» **Aim of the exercise**
Can you output, word for word, the lines between the one holding "Write the matplotlib code for this chart." and the one holding "import matplotlib.pyplot as plt", inclusive, leaving out any pictures?

» **Provided material**
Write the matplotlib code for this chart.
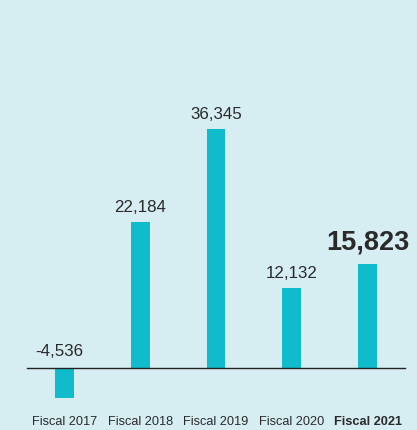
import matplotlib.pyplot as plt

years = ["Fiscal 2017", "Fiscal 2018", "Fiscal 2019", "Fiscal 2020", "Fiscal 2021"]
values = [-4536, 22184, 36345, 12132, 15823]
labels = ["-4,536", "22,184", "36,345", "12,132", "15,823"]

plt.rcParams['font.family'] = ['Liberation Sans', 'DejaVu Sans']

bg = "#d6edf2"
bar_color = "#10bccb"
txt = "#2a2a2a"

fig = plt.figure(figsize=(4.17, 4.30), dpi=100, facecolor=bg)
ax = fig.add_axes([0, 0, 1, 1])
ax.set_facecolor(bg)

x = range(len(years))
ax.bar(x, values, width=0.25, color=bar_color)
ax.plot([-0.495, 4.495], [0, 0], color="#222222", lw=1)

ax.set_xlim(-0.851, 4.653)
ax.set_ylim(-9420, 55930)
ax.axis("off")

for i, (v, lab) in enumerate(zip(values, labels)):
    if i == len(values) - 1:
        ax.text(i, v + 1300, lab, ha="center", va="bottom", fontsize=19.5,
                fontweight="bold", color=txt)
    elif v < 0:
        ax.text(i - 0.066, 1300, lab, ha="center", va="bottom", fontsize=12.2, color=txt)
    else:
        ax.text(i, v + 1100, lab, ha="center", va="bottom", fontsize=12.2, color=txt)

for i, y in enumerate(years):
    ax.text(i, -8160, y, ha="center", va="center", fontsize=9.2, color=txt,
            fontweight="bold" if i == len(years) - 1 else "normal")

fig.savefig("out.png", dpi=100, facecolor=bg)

...

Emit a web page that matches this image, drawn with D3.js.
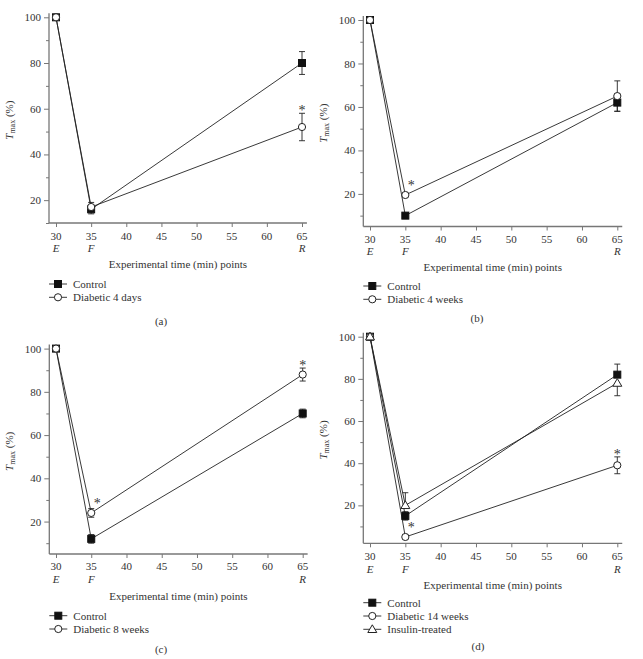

* * *

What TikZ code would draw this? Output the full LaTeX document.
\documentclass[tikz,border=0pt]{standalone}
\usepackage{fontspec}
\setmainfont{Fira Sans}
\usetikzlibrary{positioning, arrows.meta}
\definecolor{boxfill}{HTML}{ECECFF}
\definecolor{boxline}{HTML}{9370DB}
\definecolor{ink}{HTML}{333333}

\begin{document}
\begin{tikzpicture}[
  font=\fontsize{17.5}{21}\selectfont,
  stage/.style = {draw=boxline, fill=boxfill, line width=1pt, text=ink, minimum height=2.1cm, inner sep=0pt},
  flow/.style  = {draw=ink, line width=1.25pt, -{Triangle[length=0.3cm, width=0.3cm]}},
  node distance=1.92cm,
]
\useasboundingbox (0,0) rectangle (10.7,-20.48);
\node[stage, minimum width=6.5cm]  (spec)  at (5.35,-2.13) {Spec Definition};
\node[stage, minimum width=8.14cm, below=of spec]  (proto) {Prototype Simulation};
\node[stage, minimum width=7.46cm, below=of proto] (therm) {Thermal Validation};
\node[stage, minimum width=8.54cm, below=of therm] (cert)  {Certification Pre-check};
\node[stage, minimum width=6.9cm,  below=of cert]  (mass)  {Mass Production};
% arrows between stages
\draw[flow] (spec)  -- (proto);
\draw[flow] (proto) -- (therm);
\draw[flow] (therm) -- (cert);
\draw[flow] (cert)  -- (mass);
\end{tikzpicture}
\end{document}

» **Task response**
Write the matplotlib code for this chart.
import matplotlib.pyplot as plt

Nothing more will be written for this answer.